Les fluctuations naissent généralement d’instabilités grande échelle qui sont dues aux conditions limites du système : un obstacle dans un écoulement, par exemple, crée des différences de vitesse localisées au bords du sillage qui sont instables (instabilité de Kelvin-Helmholtz) et donnent naissance linéairement à des modulations de grande échelle de ce sillage. Ces ondes initiales sont la cause de la turbulence, mais ne sont pas la turbulence en elles-mêmes. C’est en raison des effets non linéaires que ces fluctuations prennent ensuite la forme de tourbillons puis dégénèrent : les grands tourbillons se déforment et se cassent en engendrant des tourbillons plus petits qui eux même se cassent, jusqu’à atteindre, éventuellement, un état statistiquement homogène et isotrope jusqu’aux échelles les plus petites, celles où le rôle des phénomènes de diffusion n’est plus négligeable. C’est cet ensemble de fluctuations à toutes les échelles que l’on qualifie de turbulence : dans la turbulence, les différentes échelles du spectre sont donc reliées non linéairement entre elles et l’énergie peut ainsi circuler d’échelle en échelle pour être éventuellement dissipée aux échelles diffusives.

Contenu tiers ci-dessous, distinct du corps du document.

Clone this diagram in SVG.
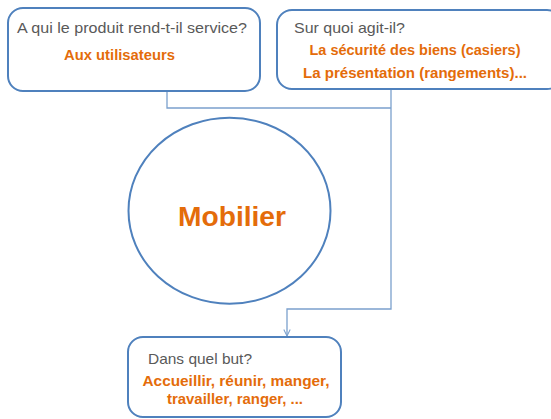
<svg xmlns="http://www.w3.org/2000/svg" width="551" height="419" viewBox="0 0 551 419">
<style>
.box{fill:#fff;stroke:#4F81BD;stroke-width:2}
.q{font-family:"Liberation Sans",Arial,sans-serif;font-size:15px;fill:#595959}
.a{font-family:"Liberation Sans",Arial,sans-serif;font-size:15px;font-weight:bold;fill:#E46C0A}
.big{font-family:"Liberation Sans",Arial,sans-serif;font-size:28px;font-weight:bold;fill:#E46C0A}
.c{fill:none;stroke:#7BA0CD;stroke-width:1.3}
</style>
<defs>
<marker id="arr" viewBox="0 0 10 10" refX="9" refY="5" markerWidth="8" markerHeight="8" orient="auto" markerUnits="userSpaceOnUse">
<path d="M1,1 L9,5 L1,9" fill="none" stroke="#7BA0CD" stroke-width="1.3"/>
</marker>
</defs>
<rect width="551" height="419" fill="#fff"/>
<g id="connectors">
<polyline class="c" points="167,91 167,108 391,108"/>
<polyline class="c" points="391,89 391,309 287,309 287,336" marker-end="url(#arr)"/>
</g>
<g id="node-qui">
<rect class="box" x="8" y="8" width="252" height="83" rx="15"/>
<text class="q" x="17" y="33" textLength="230" lengthAdjust="spacingAndGlyphs">A qui le produit rend-t-il service?</text>
<text class="a" x="64" y="60" textLength="111" lengthAdjust="spacingAndGlyphs">Aux utilisateurs</text>
</g>
<g id="node-quoi">
<rect class="box" x="277" y="10" width="285" height="79" rx="15"/>
<text class="q" x="294" y="33" textLength="111" lengthAdjust="spacingAndGlyphs">Sur quoi agit-il?</text>
<text class="a" x="415" y="55" text-anchor="middle" textLength="211" lengthAdjust="spacingAndGlyphs">La sécurité des biens (casiers)</text>
<text class="a" x="415" y="78" text-anchor="middle" textLength="224" lengthAdjust="spacingAndGlyphs">La présentation (rangements)...</text>
</g>
<g id="node-mobilier">
<ellipse cx="229.5" cy="210.7" rx="101" ry="93" fill="#fff" stroke="#4F81BD" stroke-width="2"/>
<text class="big" x="232" y="226" text-anchor="middle" textLength="108" lengthAdjust="spacingAndGlyphs">Mobilier</text>
</g>
<g id="node-but">
<rect class="box" x="128" y="337" width="213" height="80" rx="15"/>
<text class="q" x="148" y="364" textLength="104" lengthAdjust="spacingAndGlyphs">Dans quel but?</text>
<text class="a" x="236" y="386" text-anchor="middle" textLength="187" lengthAdjust="spacingAndGlyphs">Accueillir, réunir, manger,</text>
<text class="a" x="235" y="404" text-anchor="middle" textLength="136" lengthAdjust="spacingAndGlyphs">travailler, ranger, ...</text>
</g>
</svg>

Dans les plasmas magnétisés, une différence importante avec les milieux neutre est l’existence de fluctuations sur toutes les grandeurs du système, non seulement la vitesse, la densité, la température, mais aussi les champs électromagnétiques associés E et B. Une autre différence importante avec l’hydrodynamique incompressible est l’existence d’ondes planes qui font que les structures non linéaires que l’on y rencontre n’ont pas nécessairement la forme traditionnelle de tourbillons. De plus, une dernière différence importante est que ces milieux sont fortement anisotropes, la propagation des fluctuations comme leurs effets non linéaires étant très différents dans la direction du champ magnétique de grande échelle et perpendiculairement à celui-ci.